Прусская бюрократия уже в начале XVIII века славилась по всей Европе. «Эта административная машина, во многих отношениях неуклюжая, иногда с плохо прилаженными одна к другой частями, должна была, однако, точно и аккуратно исполнять желания того, в чьих руках был главный ее рычаг», — писал Николай Кареев[671]. Недостатки организации должны были компенсироваться дисциплиной и добросовестностью сотрудников. Стройность и логичность организации вообще редко когда были присущи государственному управлению континентальной Европы XVIII века. Абсолютистские режимы строили свои институты таким образом, что появление новых задач и функций всякий раз вызывало к жизни не столько реорганизацию или отмену старых учреждений, сколько появление наряду с ними новых. В итоге система постоянно усложнялась, становясь порой весьма хаотичной. Эти черты можно наблюдать и во Франции, и в Австрии, и даже в России, несмотря на то что культурно-политическая реорганизация, проведенная Петром Великим в начале XVIII столетия, придала политической системе Петербургской империи определенную стройность и рациональность — подражая европейским образцам, русский царь мог позволить себе проводить их в жизнь более последовательно и ломать старое решительнее, чем его западные учителя. Прусская модель управления в этом смысле была не лучше французской. И если ее эффективность была выше, то не потому, что бюрократия была более правильно устроена, а потому, что она была более вышколенной, дисциплинированной и послушной.

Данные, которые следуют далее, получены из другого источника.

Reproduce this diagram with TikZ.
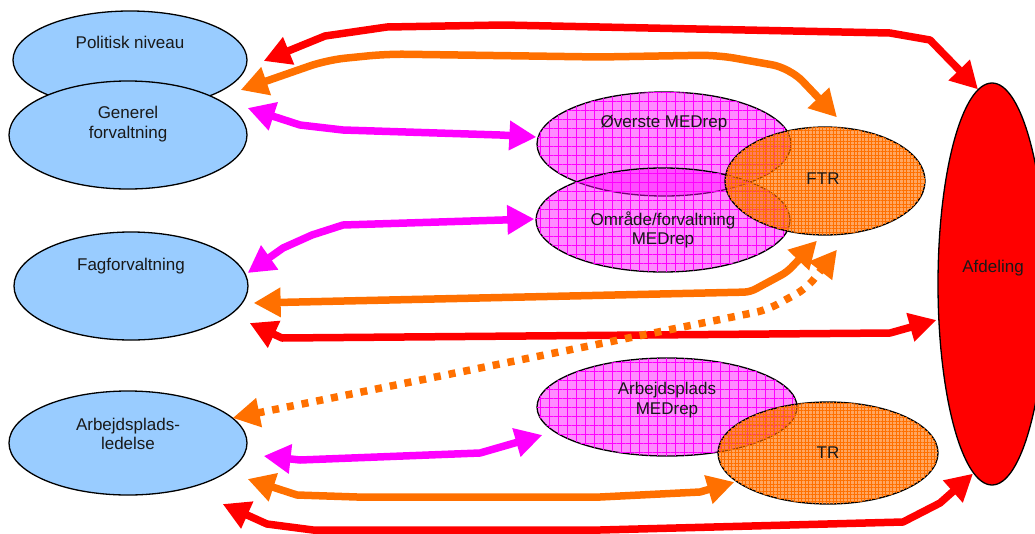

Именно наличие четко работающего чиновничьего аппарата позволило прусским королям создать мощную армию, сила которой была явно непропорциональна размерам и богатству государства. Взяв за образец Швецию, берлинские монархи достигли еще более впечатляющих результатов за счет последовательной милитаризации всех сторон государственной жизни. В 1770 году итальянский поэт Витторио Альфиери (Vittorio Alfieri), посетив Берлин, жаловался, что город показался ему «омерзительной огромной казармой», а вся Пруссия — «одной огромной гауптвахтой»[672]. А один из будущих лидеров французской революции, граф Мирабо (comte de Mirabeau), после поездки в Берлин иронично замечал: «Война — это национальная промышленность Пруссии»[673]. В этой шутке есть некоторая доля комплимента. Дело не только в том, что вся жизнь Прусского королевства оказалась подчинена задачам армии, но и в том, что именно у пруссаков война подверглась систематической рациональной организации, стала «промышленностью».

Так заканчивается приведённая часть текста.